Asian markets slipped Wednesday, with Shanghai suffering another heavy loss owing to weak earnings, while the dollar edged down after more weak US data made an early interest rate rise unlikely.
The euro continued to hold its own, with investors hopeful that Greece will be able to hammer out a bailout reform deal with its creditors, helping it avert a default.
Hong Kong lost 0.38 percent, Shanghai lost 1.40 percent, Sydney fell 1.03 percent and Seoul shed 0.15 percent.
Tokyo was closed for a public holiday.
With few major catalysts, regional investors are turning their focus on the Fed's two-day meeting, which wraps up later in the day.
While the central bank will not announce any policy move, its statement will be pored over for any guidance over interest rates.
On Tuesday, the Conference Board reported its index of consumer confidence tumbled in March, instead of rising as expected. Consumers reported growing pessimism about current and short-term US economic conditions.
A series of disappointing indicators has fuelled speculation the bank will want to wait to increase rates, which have been pegged at zero since 2008. The Fed had signalled a possible hike as early as June, but analysts now expect it in September at the earliest.
Wednesday will also see the release of the government's first estimate on first-quarter economic growth, with analysts forecasting 1.0 percent, down from a 2.2 percent pace in the previous three months.
However, on Wall Street the Dow added 0.40 percent and the S&P 500 rose 0.28 percent but the Nasdaq eased 0.10 percent
The narrowing chances of a rate increase has weighed on the dollar, which fell to 118.88 yen in New York Tuesday from 119.10 yen earlier in the day in Tokyo. On Wednesday in Asia the greenback was at 118.82 yen.
The euro was at $1.0974 and $130.41 against $1.0981 and 130.55 yen in US trade.
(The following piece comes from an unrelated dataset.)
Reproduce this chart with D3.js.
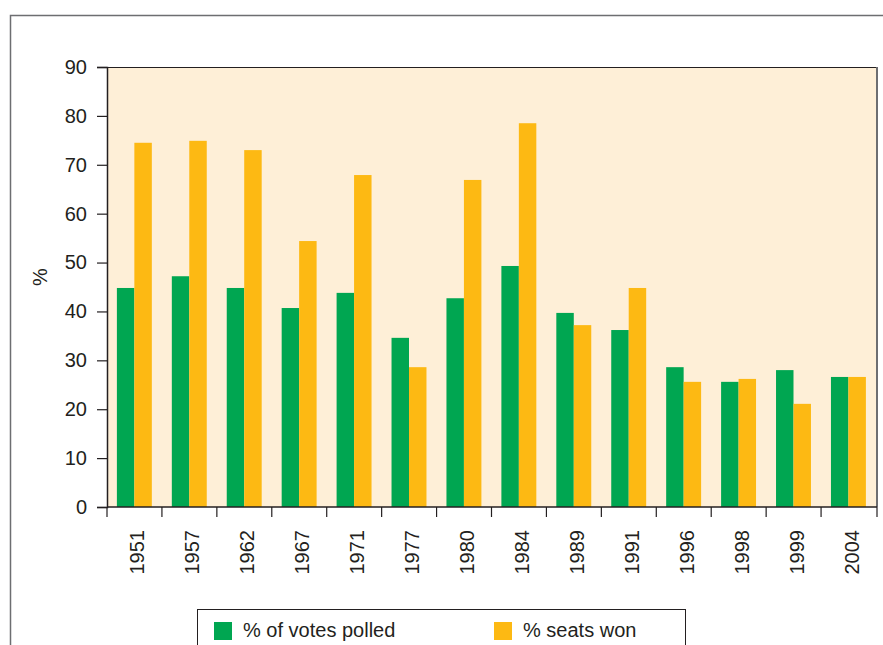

However, it is sharply up from $1.0880 and 129.54 yen in Tokyo Tuesday.
Despite talks between Greece's government and its creditors dragging on, there is hope for an agreement on the bailout that will unlock billions of euros, allowing Athens to avert a default and stay in the eurozone.
Investors cheered Prime Minister Alexis Tsipras' decision to reshuffle his negotiating team, while he has also expressed confidence in a compromise.
According to press reports Greece's hard-left, anti-austerity leadership could also be prepared to adopt some reforms previously rejected, including a reinforced tax collection system, taxing television adverts and ramping up levies on luxury goods.
Oil prices inched lower ahead of the release of the latest US supply report. US benchmark West Texas Intermediate for June delivery eased 22 cents to $56.84 while Brent crude fell 13 cents to $64.51.
Gold fetched $1,211.49 against $1,201.29 late Tuesday.